As I think about this one story, I continue to be inspired by that man’s upbeat attitude and expectation. And I asked myself, How can I better practice joy on dark days?
Maybe you’ve heard the old adage, “Laughter is the best medicine.” I was intrigued to learn recently that there’s actually such a thing as laughter therapy. Apparently, a number of medical studies are concluding that laughter and humor, applied to distressing situations, just may be the best remedy.
But is humor merely part of a stoic “grin and bear it approach”? A “cheer up and smile” to someone who’s struggling? I don’t think so. Throughout my life, I’ve returned again and again to Jesus’ words “. . . and your joy no man taketh from you” (John 16:22). And I’ve discovered that nothing can take away honest joy, because joy is indeed God-given. In fact, I’m convinced that there’s real healing power and value in joy that springs from spiritual convictions. It’s this kind of joy that lifts us up, shifting our focus from a sense of human helplessness, to the naturalness of God’s care for His children.
I’m learning that being spiritually lighthearted means letting go of and placing the burdens of life where they belong-on the shoulders of our Father-Mother God. This truly does lighten all burdens by pointing us upward and making our days bright with the realization that there are infinite possibilities. God wants only good for His children and will lead us to “dry ground,” where we can continue our journey with sure footing.
I’m reminded of these words of Paul in his epistle to the Romans: “Be not overcome of evil, but overcome evil with good” (12:21).
This tells me that acknowledging the presence of God’s love-right in the face of chaos-will enable me to better feel the power of God’s law of good. It’s not about being in denial of the “bad stuff.” But I do believe that opening our thoughts to seeing a promising horizon enables us to find the spiritual levity that lifts us up, and brings with it all of God’s goodness, including joy. Who hasn’t experienced blessings from life changes that follow adversity? Much is to be
gained amid struggles, and often it’s depressed vision that keeps us from seeing what can be gained.
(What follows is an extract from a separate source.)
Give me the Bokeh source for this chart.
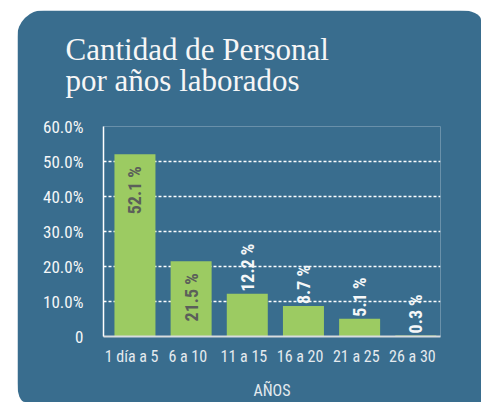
import math
from bokeh.plotting import figure
from bokeh.models import (ColumnDataSource, FactorRange, Range1d, FixedTicker,
                          CustomJSTickFormatter)
from bokeh.transform import dodge
from bokeh.core.properties import value
from bokeh.embed import file_html
from bokeh.resources import INLINE

# ---- data ----
categories = ["1 día a 5", "6 a 10", "11 a 15", "16 a 20", "21 a 25", "26 a 30"]
percentages = [52.1, 21.5, 12.2, 8.7, 5.1, 0.3]
value_labels = ["52.1 %", "21.5 %", "12.2 %", "8.7 %", "5.1 %", "0.3 %"]
y_ticks = [0, 10, 20, 30, 40, 50, 60]
grid_ticks = [10, 20, 30, 40, 50, 60]
title_lines = ["Cantidad de Personal", "por años laborados"]
x_title = "AÑOS"

# ---- style ----
BG = "#396D8E"
GREEN = "#9CCB62"
INSIDE_TXT = "#5B5F5A"
WHITE = "#F5F7F8"
COND = "'Liberation Sans Narrow', 'Roboto Condensed', Roboto, sans-serif"
SERIF = "'Liberation Serif', 'DejaVu Serif', serif"

inside = [i for i, v in enumerate(percentages) if v > 15]
outside = [i for i, v in enumerate(percentages) if v <= 15]

src = ColumnDataSource(dict(cat=categories, pct=percentages, lab=value_labels))
src_in = ColumnDataSource(dict(cat=[categories[i] for i in inside],
                               pct=[percentages[i] for i in inside],
                               lab=[value_labels[i] for i in inside]))
src_out = ColumnDataSource(dict(cat=[categories[i] for i in outside],
                                pct=[percentages[i] for i in outside],
                                lab=[value_labels[i] for i in outside]))

p = figure(width=464, height=392,
           x_range=FactorRange(*categories, range_padding=0),
           y_range=Range1d(0, 60),
           output_backend="svg", toolbar_location=None,
           min_border_left=86, min_border_right=41,
           min_border_top=116, min_border_bottom=61)

p.styles = {
    "position": "relative", "left": "17px", "top": "10px",
    "border-radius": "27px 21px 0px 8px / 27px 10px 0px 19px",
    "overflow": "hidden",
}

p.background_fill_color = BG
p.border_fill_color = BG
p.outline_line_color = None

# two-line title (trailing blank line keeps the gap above the plot)
p.title.text = "\n".join(title_lines) + "\n "
p.title.align = "left"
p.title.vertical_align = "bottom"
p.title.offset = -38
p.title.standoff = -6
p.title.text_font = SERIF
p.title.text_font_size = "31px"
p.title.text_font_style = "normal"
p.title.text_line_height = 0.9
p.title.text_color = "#F6F6F6"

xs = dodge("cat", 0.06, range=p.x_range)
p.vbar(x=xs, top="pct", width=0.73, source=src, fill_color=GREEN, line_color=None)

p.text(x=xs, y="pct", text="lab", source=src_in, angle=math.pi / 2,
       text_align="right", text_baseline="middle", y_offset=12,
       text_font=value(COND), text_font_style="bold", text_font_size="18px",
       text_color=INSIDE_TXT)
p.text(x=xs, y="pct", text="lab", source=src_out, angle=math.pi / 2,
       text_align="left", text_baseline="middle", y_offset=-2,
       text_font=value(COND), text_font_style="bold", text_font_size="18px",
       text_color=WHITE)

# axes
p.xaxis.axis_line_color = "#D8DCDE"
p.xaxis.axis_line_width = 2
p.xaxis.major_tick_line_color = None
p.xaxis.minor_tick_line_color = None
p.xaxis.major_label_text_font = COND
p.xaxis.major_label_text_font_size = "16px"
p.xaxis.major_label_text_color = "#E4EAEE"
p.xaxis.major_label_standoff = 4
p.xaxis.axis_label = x_title
p.xaxis.axis_label_text_font = COND
p.xaxis.axis_label_text_font_size = "16px"
p.xaxis.axis_label_text_font_style = "normal"
p.xaxis.axis_label_text_color = "#E4EAEE"
p.xaxis.axis_label_standoff = 12

p.yaxis.ticker = FixedTicker(ticks=y_ticks)
p.yaxis.formatter = CustomJSTickFormatter(
    code="return tick == 0 ? '0' : tick.toFixed(1) + '%';")
p.yaxis.bounds = (0, 60)
p.yaxis.axis_line_color = "#FFFFFF"
p.yaxis.axis_line_width = 1.5
p.yaxis.major_tick_line_color = None
p.yaxis.minor_tick_line_color = None
p.yaxis.major_label_text_font = COND
p.yaxis.major_label_text_font_size = "17px"
p.yaxis.major_label_text_color = WHITE
p.yaxis.major_label_standoff = 14

p.xgrid.grid_line_color = None
p.ygrid.ticker = FixedTicker(ticks=grid_ticks)
p.ygrid.grid_line_color = "#FFFFFF"
p.ygrid.grid_line_dash = "3 2"
p.ygrid.grid_line_width = 1.3

open("out.html", "w").write(file_html(p, INLINE))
I love these words of the Psalmist: “. . . when my heart is overwhelmed; lead me to the rock that is higher than I” (Ps. 61:2). Nothing saps one’s energy more than the time and focus put into trying to manage crises. It can be overwhelming if we feel responsible for manipulating circumstances that are beyond our control. This ultimately leads to believing that the situation or problem is beyond God’s jurisdiction, too. Mary Baker Eddy wrote in Science and Health that such an admission “disarms man” and “prevents him from helping himself” (p. 394).
Maintaining a sense of humor can turn a once formidable looking issue into something more manageable. Consequently, this view provides opportunities for greater objectivity and creative insight.
Letting go of burdens, we also help ease them for others. After watching that one man’s lightheartedness when floodwaters filled his house, I’m putting my frustrations in perspective, and praying more consistently to acknowledge the power of lasting joy in everything.
Even through the darkest moments, cultivating a lighter heart (and sometimes even having a good laugh) can go a long way in helping myself, and others, break free from suffering and discouragement. The restorative effects of joy just can’t be underestimated.